Task to complete - Type out all the records word for word. Any pictures are to be left out.

[Dataset records]
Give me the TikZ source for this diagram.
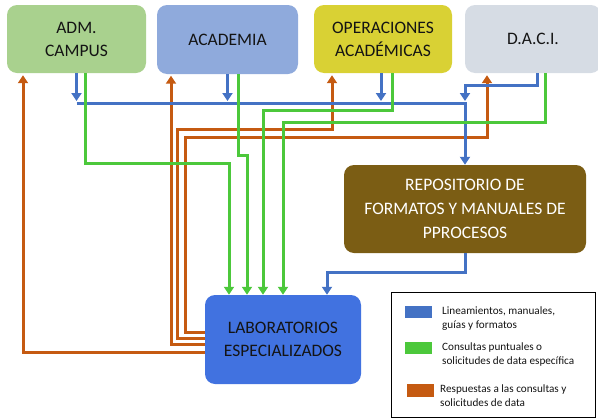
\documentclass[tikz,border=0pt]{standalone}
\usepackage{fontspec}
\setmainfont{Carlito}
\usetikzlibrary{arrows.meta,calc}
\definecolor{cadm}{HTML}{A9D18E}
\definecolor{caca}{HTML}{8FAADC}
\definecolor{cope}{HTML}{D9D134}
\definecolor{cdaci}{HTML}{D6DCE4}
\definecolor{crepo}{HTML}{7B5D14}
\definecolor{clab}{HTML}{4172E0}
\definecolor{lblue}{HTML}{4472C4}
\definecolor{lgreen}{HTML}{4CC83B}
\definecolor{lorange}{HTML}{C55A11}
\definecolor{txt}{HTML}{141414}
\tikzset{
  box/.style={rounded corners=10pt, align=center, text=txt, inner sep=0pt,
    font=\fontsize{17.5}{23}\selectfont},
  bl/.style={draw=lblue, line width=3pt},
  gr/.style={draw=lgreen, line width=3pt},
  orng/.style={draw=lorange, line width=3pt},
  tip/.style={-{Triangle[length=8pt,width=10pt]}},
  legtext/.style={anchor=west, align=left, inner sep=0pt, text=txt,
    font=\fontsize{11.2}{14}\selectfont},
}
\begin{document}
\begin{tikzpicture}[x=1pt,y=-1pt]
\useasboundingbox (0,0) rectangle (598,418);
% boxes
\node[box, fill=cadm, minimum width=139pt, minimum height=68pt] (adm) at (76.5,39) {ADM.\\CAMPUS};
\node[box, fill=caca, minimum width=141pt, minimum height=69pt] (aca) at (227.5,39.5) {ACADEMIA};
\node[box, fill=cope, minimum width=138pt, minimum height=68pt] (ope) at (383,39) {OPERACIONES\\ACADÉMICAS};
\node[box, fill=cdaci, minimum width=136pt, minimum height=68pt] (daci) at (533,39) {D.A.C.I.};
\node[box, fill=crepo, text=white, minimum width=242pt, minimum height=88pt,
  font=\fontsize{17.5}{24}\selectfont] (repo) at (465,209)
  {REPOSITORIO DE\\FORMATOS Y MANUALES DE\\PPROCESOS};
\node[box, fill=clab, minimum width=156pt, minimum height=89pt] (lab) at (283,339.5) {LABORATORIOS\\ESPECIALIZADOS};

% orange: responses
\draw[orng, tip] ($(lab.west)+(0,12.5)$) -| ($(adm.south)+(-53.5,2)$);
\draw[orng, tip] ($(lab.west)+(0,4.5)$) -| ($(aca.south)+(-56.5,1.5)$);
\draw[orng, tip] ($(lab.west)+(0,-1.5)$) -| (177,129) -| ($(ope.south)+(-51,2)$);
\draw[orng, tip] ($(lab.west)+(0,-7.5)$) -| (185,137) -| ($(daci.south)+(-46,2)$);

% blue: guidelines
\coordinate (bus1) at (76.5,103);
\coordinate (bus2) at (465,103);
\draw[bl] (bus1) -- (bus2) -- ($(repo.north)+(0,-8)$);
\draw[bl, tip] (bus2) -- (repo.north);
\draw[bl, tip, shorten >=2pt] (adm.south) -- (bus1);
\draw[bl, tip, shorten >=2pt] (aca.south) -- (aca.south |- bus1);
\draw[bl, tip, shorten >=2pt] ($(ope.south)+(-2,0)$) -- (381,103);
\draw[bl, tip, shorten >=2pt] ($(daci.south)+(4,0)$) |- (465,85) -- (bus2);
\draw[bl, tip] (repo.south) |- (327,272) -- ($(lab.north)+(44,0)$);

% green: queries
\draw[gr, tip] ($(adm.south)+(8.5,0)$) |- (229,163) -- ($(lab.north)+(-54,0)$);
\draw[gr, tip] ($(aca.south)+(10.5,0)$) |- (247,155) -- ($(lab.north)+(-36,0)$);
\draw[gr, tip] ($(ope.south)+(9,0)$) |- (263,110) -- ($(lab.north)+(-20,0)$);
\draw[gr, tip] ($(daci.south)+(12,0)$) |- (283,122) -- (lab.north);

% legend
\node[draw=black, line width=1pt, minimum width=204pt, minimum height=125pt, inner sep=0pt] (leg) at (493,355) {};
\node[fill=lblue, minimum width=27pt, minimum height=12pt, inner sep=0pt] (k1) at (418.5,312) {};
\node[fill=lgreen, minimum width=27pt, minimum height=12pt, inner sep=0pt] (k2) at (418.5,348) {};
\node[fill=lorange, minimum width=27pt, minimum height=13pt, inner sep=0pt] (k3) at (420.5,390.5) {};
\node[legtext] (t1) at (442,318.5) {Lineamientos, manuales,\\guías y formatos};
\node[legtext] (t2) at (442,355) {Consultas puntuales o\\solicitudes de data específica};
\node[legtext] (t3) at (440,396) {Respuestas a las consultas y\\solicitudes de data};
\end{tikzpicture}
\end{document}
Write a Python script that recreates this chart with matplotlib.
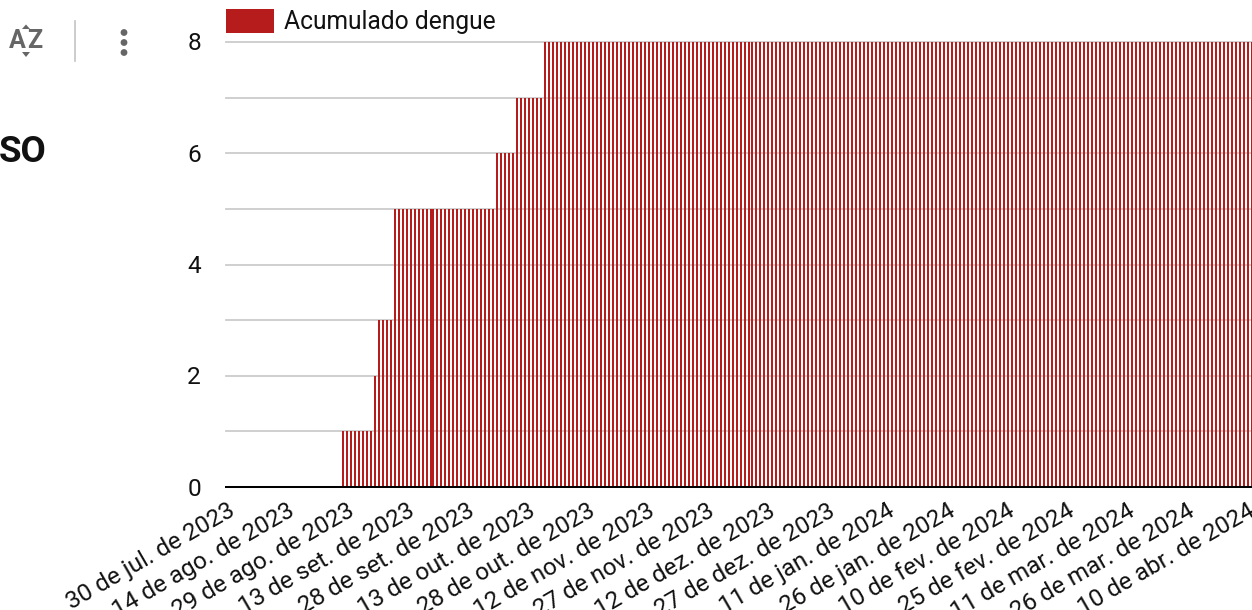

Exercise response -
Give me the TikZ source for this diagram.
\documentclass[tikz,border=0pt]{standalone}
\usepackage{fontspec}
\setmainfont{Carlito}
\usetikzlibrary{arrows.meta,calc}
\definecolor{cadm}{HTML}{A9D18E}
\definecolor{caca}{HTML}{8FAADC}
\definecolor{cope}{HTML}{D9D134}
\definecolor{cdaci}{HTML}{D6DCE4}
\definecolor{crepo}{HTML}{7B5D14}
\definecolor{clab}{HTML}{4172E0}
\definecolor{lblue}{HTML}{4472C4}
\definecolor{lgreen}{HTML}{4CC83B}
\definecolor{lorange}{HTML}{C55A11}
\definecolor{txt}{HTML}{141414}
\tikzset{
  box/.style={rounded corners=10pt, align=center, text=txt, inner sep=0pt,
    font=\fontsize{17.5}{23}\selectfont},
  bl/.style={draw=lblue, line width=3pt},
  gr/.style={draw=lgreen, line width=3pt},
  orng/.style={draw=lorange, line width=3pt},
  tip/.style={-{Triangle[length=8pt,width=10pt]}},
  legtext/.style={anchor=west, align=left, inner sep=0pt, text=txt,
    font=\fontsize{11.2}{14}\selectfont},
}
\begin{document}
\begin{tikzpicture}[x=1pt,y=-1pt]
\useasboundingbox (0,0) rectangle (598,418);
% boxes
\node[box, fill=cadm, minimum width=139pt, minimum height=68pt] (adm) at (76.5,39) {ADM.\\CAMPUS};
\node[box, fill=caca, minimum width=141pt, minimum height=69pt] (aca) at (227.5,39.5) {ACADEMIA};
\node[box, fill=cope, minimum width=138pt, minimum height=68pt] (ope) at (383,39) {OPERACIONES\\ACADÉMICAS};
\node[box, fill=cdaci, minimum width=136pt, minimum height=68pt] (daci) at (533,39) {D.A.C.I.};
\node[box, fill=crepo, text=white, minimum width=242pt, minimum height=88pt,
  font=\fontsize{17.5}{24}\selectfont] (repo) at (465,209)
  {REPOSITORIO DE\\FORMATOS Y MANUALES DE\\PPROCESOS};
\node[box, fill=clab, minimum width=156pt, minimum height=89pt] (lab) at (283,339.5) {LABORATORIOS\\ESPECIALIZADOS};

% orange: responses
\draw[orng, tip] ($(lab.west)+(0,12.5)$) -| ($(adm.south)+(-53.5,2)$);
\draw[orng, tip] ($(lab.west)+(0,4.5)$) -| ($(aca.south)+(-56.5,1.5)$);
\draw[orng, tip] ($(lab.west)+(0,-1.5)$) -| (177,129) -| ($(ope.south)+(-51,2)$);
\draw[orng, tip] ($(lab.west)+(0,-7.5)$) -| (185,137) -| ($(daci.south)+(-46,2)$);

% blue: guidelines
\coordinate (bus1) at (76.5,103);
\coordinate (bus2) at (465,103);
\draw[bl] (bus1) -- (bus2) -- ($(repo.north)+(0,-8)$);
\draw[bl, tip] (bus2) -- (repo.north);
\draw[bl, tip, shorten >=2pt] (adm.south) -- (bus1);
\draw[bl, tip, shorten >=2pt] (aca.south) -- (aca.south |- bus1);
\draw[bl, tip, shorten >=2pt] ($(ope.south)+(-2,0)$) -- (381,103);
\draw[bl, tip, shorten >=2pt] ($(daci.south)+(4,0)$) |- (465,85) -- (bus2);
\draw[bl, tip] (repo.south) |- (327,272) -- ($(lab.north)+(44,0)$);

% green: queries
\draw[gr, tip] ($(adm.south)+(8.5,0)$) |- (229,163) -- ($(lab.north)+(-54,0)$);
\draw[gr, tip] ($(aca.south)+(10.5,0)$) |- (247,155) -- ($(lab.north)+(-36,0)$);
\draw[gr, tip] ($(ope.south)+(9,0)$) |- (263,110) -- ($(lab.north)+(-20,0)$);
\draw[gr, tip] ($(daci.south)+(12,0)$) |- (283,122) -- (lab.north);

% legend
\node[draw=black, line width=1pt, minimum width=204pt, minimum height=125pt, inner sep=0pt] (leg) at (493,355) {};
\node[fill=lblue, minimum width=27pt, minimum height=12pt, inner sep=0pt] (k1) at (418.5,312) {};
\node[fill=lgreen, minimum width=27pt, minimum height=12pt, inner sep=0pt] (k2) at (418.5,348) {};
\node[fill=lorange, minimum width=27pt, minimum height=13pt, inner sep=0pt] (k3) at (420.5,390.5) {};
\node[legtext] (t1) at (442,318.5) {Lineamientos, manuales,\\guías y formatos};
\node[legtext] (t2) at (442,355) {Consultas puntuales o\\solicitudes de data específica};
\node[legtext] (t3) at (440,396) {Respuestas a las consultas y\\solicitudes de data};
\end{tikzpicture}
\end{document}
Write a Python script that recreates this chart with matplotlib.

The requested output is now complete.